For all these reasons I believe, this is trading at the wrong price and presents a good opportunity for PI's to pick up a cheap, high yielding, solid company, but as ever time will tell.

wallywoo
04/12/2010
09:50
capital protection is much more important than possibly missing a big gain.

remember that if CTR is taken out for £3 next week!

wcjan26
04/12/2010
09:44
Many thanks WCJAN26
solarno lopez
03/12/2010
19:41
80p a downside target technically if it breaches support from sept
wcjan26
03/12/2010
19:40
yes, solarno, see above. steer well clear. a second profit warning is probably more likely than not.

on a more general note, any stock that is not well clear of its bear market low by now has probably not been overlooked by the market. the profess services market looked extremely attractive to me some months ago on a value-basis, but the string of complete disasters since then (ROK, CNT, MCHL, TRB etc.) must be a signal that the market actually got it right

wcjan26
03/12/2010
14:48
Anybody got a view on this company
solarno lopez
14/9/2010
12:16
Net Tangible Asset Value PS * -45.27 p
Net Asset Value PS 182.56 p

assuming the above is right, i'd steer clear. loads of goodwill from their string of acquisitions, i can't put a value on very much of it

wcjan26
14/9/2010
10:56
bgt a few here for the first time. Reasons incl:

1) Nice yield
2) Looks solid, well run recession proof company
3) Chart shows possible bounce off double bottom - could also of course go lower from here to form new lows. Thats the risk you take
4) Solid institution ownership (with many adding over the last 6 / 12 months
5) Directors adding in April and June this year.
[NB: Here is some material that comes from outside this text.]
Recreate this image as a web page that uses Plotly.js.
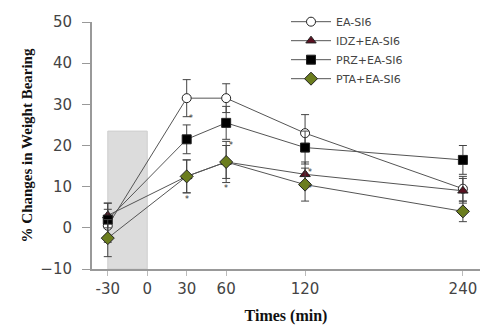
<!DOCTYPE html>
<html>
<head>
<meta charset="utf-8">
<script src="https://cdn.plot.ly/plotly-3.0.1.min.js"></script>
<style>html,body{margin:0;padding:0;background:#fff;}#chart{width:487px;height:329px;}</style>
</head>
<body>
<div id="chart"></div>
<script>
var times = [-30, 30, 60, 120, 240];
var tickVals = [-30, 0, 30, 60, 120, 240];
var tickText = ["-30", "0", "30", "60", "120", "240"];
var seriesNames = ["EA-SI6", "IDZ+EA-SI6", "PRZ+EA-SI6", "PTA+EA-SI6"];
var eaSi6 = [0.5, 31.5, 31.5, 23, 9.5];
var eaSi6Err = [4, 4.5, 3.5, 4.5, 3];
var idz = [3, 12.5, 16, 13, 9];
var idzErr = [3, 4, 4, 3, 3];
var prz = [2, 21.5, 25.5, 19.5, 16.5];
var przErr = [4, 3.5, 4, 4, 3.5];
var pta = [-2.5, 12.5, 16, 10.5, 4];
var ptaErr = [4.5, 4, 5, 4, 2.5];
var shadeX = [-30, 0];
var shadeY = [-10, 23.5];
var starX = [33, 30, 64, 60, 124, 124];
var starY = [26.5, 7, 20, 9.5, 13.5, 9.5];

function mk(name, y, err, symbol, fill, size) {
  return {
    x: times, y: y, name: name, type: 'scatter', mode: 'lines+markers',
    line: {color: '#555', width: 1},
    marker: {symbol: symbol, color: fill, size: size, line: {color: '#222', width: 1}},
    error_y: {type: 'data', array: err, visible: true, color: '#444', thickness: 1, width: 4}
  };
}
var data = [
  mk(seriesNames[0], eaSi6, eaSi6Err, 'circle', '#ffffff', 9),
  mk(seriesNames[1], idz, idzErr, 'triangle-up', '#5a1020', 9),
  mk(seriesNames[2], prz, przErr, 'square', '#000000', 9),
  mk(seriesNames[3], pta, ptaErr, 'diamond', '#6b7d1e', 10)
];
var annotations = starX.map(function (x, i) {
  return {x: x, y: starY[i], xref: 'x', yref: 'y', text: '*', showarrow: false,
    font: {family: 'DejaVu Sans, sans-serif', size: 8, color: '#333'}};
});
var layout = {
  width: 487, height: 329,
  margin: {l: 92, r: 7, t: 13, b: 60},
  paper_bgcolor: '#fff', plot_bgcolor: '#fff',
  showlegend: true,
  legend: {x: 0.5, y: 1.06, xanchor: 'left', yanchor: 'top', bgcolor: 'rgba(0,0,0,0)',
    font: {family: 'DejaVu Sans, sans-serif', size: 11, color: '#444'},
    tracegroupgap: 0, itemwidth: 40},
  annotations: annotations,
  xaxis: {range: [-42, 253], tickvals: tickVals, ticktext: tickText,
    showgrid: false, zeroline: false, showline: true, linecolor: '#999', linewidth: 2,
    ticks: 'outside', ticklen: 5, tickcolor: '#bbb',
    tickfont: {family: 'DejaVu Sans, sans-serif', size: 15, color: '#444'},
    title: {text: 'Times (min)', font: {family: 'Liberation Serif, Times New Roman, serif', size: 16, color: '#111', weight: 'bold'}, standoff: 13}},
  yaxis: {range: [-10, 50], dtick: 10,
    showgrid: false, zeroline: false, showline: true, linecolor: '#999', linewidth: 2,
    ticks: 'outside', ticklen: 8, tickcolor: '#999', ticklabelstandoff: 7,
    tickfont: {family: 'DejaVu Sans, sans-serif', size: 15, color: '#444'},
    title: {text: '% Changes in Weight Bearing', font: {family: 'Liberation Serif, Times New Roman, serif', size: 15, color: '#111', weight: 'bold'}, standoff: 4}},
  shapes: [{type: 'rect', xref: 'x', yref: 'y', x0: shadeX[0], x1: shadeX[1], y0: shadeY[0], y1: shadeY[1],
    fillcolor: '#dcdcdc', line: {color: '#cfcfcf', width: 1}, layer: 'below'}]
};
Plotly.newPlot('chart', data, layout, {displayModeBar: false, staticPlot: true});
</script>
</body>
</html>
Hope I bring you other holders luck

wallywoo
19/8/2010
07:31
There really is nothing in the interim statement to make you want to buy the shares. Looking through the operational highlights, no area of the business increased their profit contribution and from reading the outlook statement, future prospects look uncertain.

Until there is more tangible proof of a turnaround I think the share price is likely to remain stagnant, so you can't help but think that there are better options elsewhere.